Data for processing:
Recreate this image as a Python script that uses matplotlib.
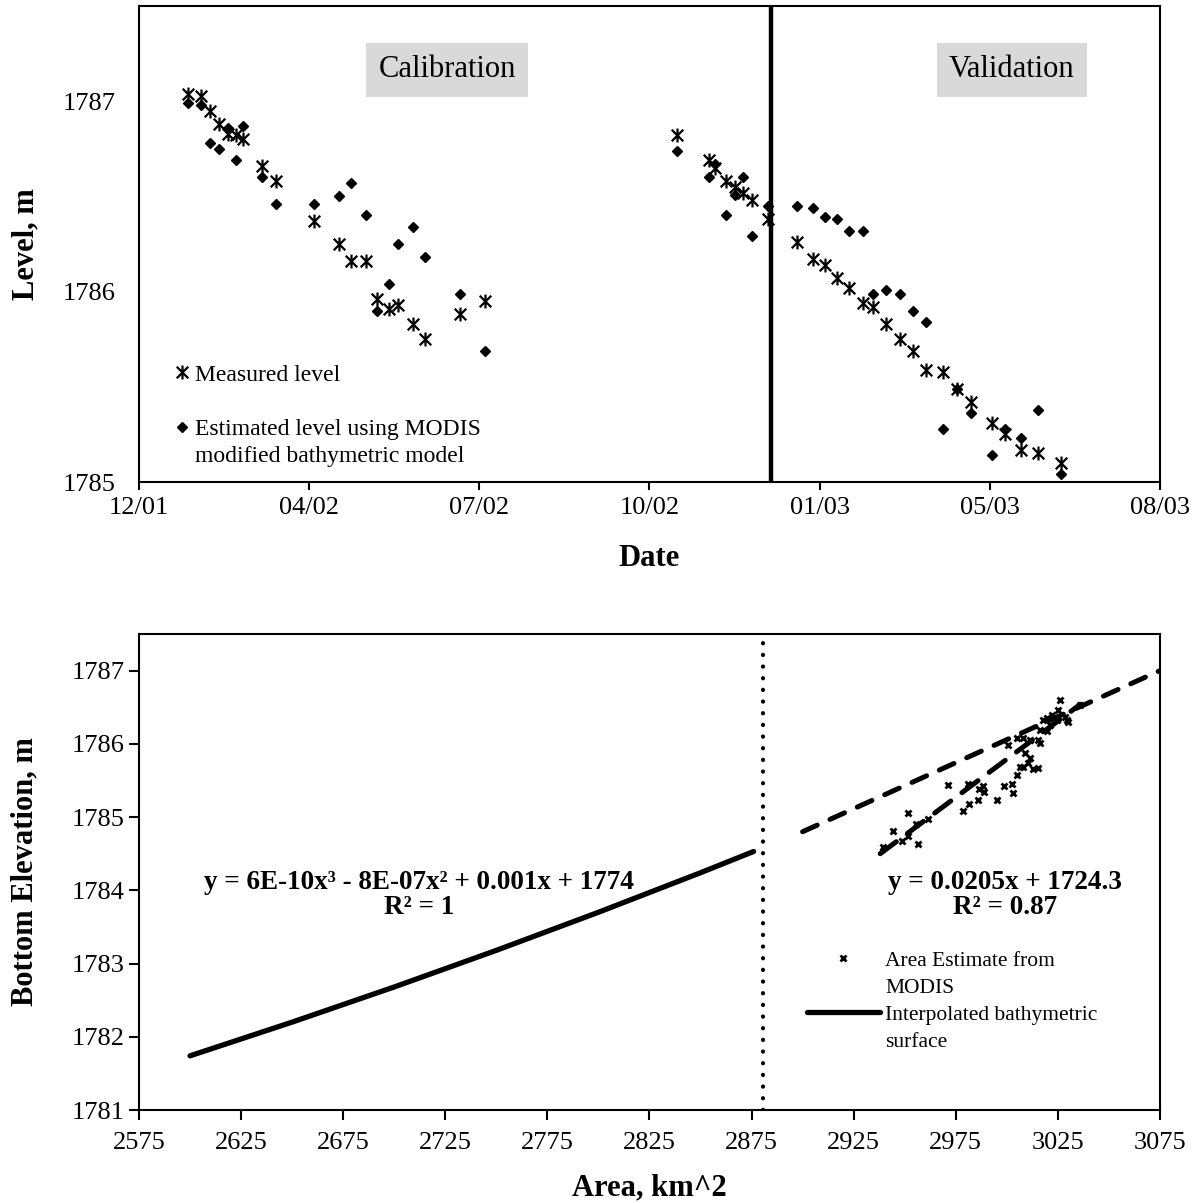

==

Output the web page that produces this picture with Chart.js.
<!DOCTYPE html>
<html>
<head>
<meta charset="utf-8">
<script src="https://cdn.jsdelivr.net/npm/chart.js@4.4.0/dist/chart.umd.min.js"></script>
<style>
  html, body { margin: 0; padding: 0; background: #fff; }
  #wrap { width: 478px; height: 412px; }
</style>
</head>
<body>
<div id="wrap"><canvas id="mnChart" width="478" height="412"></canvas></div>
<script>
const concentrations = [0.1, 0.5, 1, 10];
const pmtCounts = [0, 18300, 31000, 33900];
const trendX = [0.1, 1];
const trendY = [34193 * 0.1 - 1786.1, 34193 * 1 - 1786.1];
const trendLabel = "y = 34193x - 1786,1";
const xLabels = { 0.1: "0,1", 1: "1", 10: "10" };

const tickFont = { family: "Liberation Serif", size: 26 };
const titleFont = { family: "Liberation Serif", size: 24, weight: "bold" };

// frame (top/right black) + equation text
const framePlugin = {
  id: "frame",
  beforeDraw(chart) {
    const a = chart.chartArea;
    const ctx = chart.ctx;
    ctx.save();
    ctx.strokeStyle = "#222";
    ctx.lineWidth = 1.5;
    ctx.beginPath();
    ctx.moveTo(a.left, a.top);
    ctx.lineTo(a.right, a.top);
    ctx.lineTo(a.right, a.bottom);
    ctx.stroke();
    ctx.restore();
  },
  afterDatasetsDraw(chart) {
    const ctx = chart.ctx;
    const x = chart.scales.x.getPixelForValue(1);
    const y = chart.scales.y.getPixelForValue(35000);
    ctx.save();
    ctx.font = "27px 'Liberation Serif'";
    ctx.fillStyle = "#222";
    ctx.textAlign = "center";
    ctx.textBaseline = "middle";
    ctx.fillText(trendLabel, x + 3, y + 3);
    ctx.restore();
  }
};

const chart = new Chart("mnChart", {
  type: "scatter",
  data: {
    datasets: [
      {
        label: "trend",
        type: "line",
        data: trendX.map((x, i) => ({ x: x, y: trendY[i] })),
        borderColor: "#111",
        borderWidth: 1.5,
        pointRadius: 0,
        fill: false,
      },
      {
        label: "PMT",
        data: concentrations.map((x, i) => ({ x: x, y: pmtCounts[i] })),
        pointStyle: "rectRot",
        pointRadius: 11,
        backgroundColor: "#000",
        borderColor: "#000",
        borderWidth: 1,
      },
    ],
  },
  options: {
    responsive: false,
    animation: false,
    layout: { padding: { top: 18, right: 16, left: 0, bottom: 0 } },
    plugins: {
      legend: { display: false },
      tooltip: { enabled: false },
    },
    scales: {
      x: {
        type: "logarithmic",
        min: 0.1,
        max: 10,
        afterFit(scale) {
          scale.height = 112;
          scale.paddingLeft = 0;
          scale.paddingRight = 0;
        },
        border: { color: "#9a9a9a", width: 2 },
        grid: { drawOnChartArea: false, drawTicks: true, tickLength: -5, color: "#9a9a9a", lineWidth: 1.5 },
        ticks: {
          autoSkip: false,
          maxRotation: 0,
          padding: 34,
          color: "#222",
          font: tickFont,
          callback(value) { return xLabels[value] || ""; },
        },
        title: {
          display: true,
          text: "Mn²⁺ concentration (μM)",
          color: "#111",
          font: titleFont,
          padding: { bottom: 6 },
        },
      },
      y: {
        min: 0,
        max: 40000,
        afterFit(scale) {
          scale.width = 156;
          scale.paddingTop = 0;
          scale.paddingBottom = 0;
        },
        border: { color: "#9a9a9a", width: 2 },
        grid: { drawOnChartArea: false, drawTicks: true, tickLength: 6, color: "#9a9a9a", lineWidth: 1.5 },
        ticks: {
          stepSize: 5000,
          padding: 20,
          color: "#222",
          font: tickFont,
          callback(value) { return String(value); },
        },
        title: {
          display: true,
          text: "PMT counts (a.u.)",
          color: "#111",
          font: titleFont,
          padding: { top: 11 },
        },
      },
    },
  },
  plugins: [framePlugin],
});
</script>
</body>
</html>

...

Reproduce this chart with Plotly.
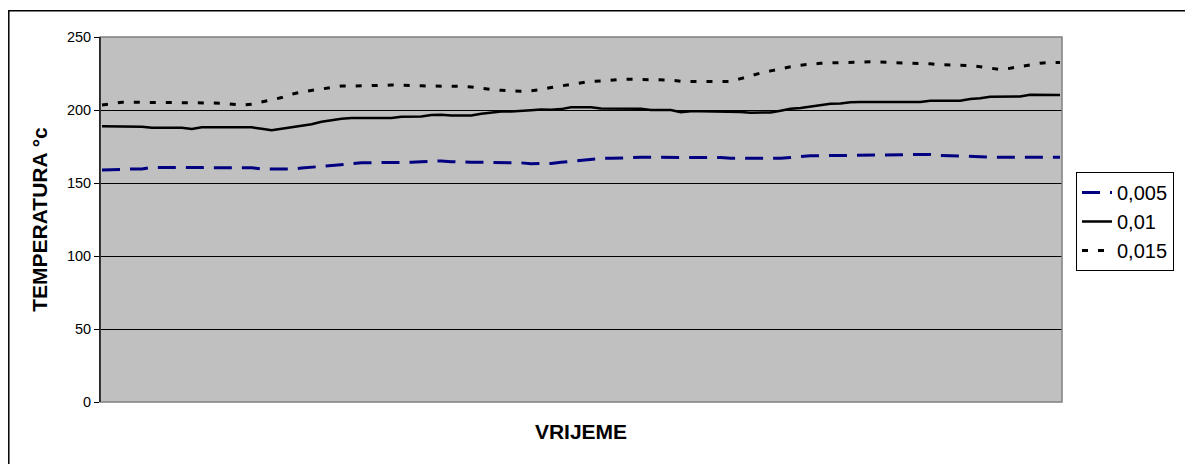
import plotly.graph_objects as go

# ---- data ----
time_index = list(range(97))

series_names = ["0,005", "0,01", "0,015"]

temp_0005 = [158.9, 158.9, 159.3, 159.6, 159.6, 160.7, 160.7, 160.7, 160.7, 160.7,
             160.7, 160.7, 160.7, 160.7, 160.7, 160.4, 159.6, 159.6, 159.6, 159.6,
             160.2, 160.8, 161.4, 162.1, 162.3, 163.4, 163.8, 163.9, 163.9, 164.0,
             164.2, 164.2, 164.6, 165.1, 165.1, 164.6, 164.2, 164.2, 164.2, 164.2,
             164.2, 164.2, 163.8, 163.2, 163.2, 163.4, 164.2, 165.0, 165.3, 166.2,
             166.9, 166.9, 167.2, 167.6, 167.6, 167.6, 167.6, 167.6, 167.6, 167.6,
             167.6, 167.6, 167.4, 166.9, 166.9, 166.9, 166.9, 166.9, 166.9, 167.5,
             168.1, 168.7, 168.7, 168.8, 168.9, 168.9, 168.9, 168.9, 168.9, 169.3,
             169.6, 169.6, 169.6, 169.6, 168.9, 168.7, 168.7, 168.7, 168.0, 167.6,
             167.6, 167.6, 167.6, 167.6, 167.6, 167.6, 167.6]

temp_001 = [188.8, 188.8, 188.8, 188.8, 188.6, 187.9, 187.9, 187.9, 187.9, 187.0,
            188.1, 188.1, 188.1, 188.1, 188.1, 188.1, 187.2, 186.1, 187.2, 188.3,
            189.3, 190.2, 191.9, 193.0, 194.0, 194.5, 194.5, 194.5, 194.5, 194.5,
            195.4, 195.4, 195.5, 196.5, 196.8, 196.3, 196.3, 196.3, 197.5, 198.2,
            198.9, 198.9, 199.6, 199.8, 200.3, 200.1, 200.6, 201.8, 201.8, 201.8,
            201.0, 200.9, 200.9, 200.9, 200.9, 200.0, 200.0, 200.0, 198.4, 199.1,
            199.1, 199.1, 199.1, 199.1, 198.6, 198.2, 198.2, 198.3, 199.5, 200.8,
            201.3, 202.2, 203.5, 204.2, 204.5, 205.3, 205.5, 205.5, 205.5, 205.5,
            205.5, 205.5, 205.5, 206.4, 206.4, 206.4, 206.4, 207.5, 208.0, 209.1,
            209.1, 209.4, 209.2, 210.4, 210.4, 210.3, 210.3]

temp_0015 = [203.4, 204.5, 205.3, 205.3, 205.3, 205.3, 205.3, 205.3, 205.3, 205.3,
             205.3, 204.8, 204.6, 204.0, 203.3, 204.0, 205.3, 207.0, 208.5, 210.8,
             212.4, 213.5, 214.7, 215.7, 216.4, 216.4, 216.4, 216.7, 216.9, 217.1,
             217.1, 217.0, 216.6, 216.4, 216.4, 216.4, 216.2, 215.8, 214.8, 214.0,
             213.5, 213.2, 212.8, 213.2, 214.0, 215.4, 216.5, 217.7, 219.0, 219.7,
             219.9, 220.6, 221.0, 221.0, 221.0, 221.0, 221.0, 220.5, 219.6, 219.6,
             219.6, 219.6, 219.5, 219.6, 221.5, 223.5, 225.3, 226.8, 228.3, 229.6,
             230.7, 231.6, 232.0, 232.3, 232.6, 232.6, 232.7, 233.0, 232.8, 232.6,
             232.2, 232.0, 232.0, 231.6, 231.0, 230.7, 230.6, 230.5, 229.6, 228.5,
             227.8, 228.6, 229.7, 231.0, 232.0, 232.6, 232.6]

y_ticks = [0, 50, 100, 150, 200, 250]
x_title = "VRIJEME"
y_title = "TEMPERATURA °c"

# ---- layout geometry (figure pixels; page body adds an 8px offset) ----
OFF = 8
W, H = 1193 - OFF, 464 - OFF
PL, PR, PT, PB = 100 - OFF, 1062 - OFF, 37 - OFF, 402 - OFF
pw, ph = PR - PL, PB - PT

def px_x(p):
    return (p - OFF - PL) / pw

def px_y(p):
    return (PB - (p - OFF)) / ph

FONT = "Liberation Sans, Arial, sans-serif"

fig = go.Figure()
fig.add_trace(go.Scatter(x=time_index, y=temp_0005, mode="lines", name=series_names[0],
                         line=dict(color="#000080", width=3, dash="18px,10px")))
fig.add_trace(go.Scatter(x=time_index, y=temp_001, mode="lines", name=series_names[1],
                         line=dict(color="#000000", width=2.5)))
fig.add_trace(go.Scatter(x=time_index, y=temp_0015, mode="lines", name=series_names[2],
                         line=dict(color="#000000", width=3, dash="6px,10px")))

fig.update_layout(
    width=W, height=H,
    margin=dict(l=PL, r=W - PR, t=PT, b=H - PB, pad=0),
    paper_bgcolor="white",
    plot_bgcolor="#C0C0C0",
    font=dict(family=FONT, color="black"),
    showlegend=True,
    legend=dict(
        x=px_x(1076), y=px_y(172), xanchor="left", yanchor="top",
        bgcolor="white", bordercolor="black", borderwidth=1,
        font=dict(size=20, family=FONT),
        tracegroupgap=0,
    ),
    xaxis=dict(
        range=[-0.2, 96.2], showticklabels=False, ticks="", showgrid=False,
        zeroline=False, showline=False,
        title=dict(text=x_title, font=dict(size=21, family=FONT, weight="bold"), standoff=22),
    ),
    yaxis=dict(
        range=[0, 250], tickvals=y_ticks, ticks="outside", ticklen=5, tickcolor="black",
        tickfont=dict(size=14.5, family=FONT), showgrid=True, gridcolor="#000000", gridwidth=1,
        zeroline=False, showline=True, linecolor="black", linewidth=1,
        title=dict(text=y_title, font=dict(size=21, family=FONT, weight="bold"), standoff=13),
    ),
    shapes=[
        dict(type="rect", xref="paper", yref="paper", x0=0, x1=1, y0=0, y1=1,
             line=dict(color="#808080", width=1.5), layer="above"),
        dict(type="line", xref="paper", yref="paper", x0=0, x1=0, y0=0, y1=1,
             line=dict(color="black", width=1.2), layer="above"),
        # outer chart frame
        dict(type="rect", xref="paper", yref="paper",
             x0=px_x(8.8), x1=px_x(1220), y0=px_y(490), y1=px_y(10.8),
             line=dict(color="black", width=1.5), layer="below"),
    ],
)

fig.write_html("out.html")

Exercise goal: Pick out the lines that contain "script" and copy them.

Answer to this task:
Recreate this image as a Python script that uses matplotlib.
<script src="https://cdn.jsdelivr.net/npm/chart.js@4.4.0/dist/chart.umd.min.js"></script>
<script>
</script>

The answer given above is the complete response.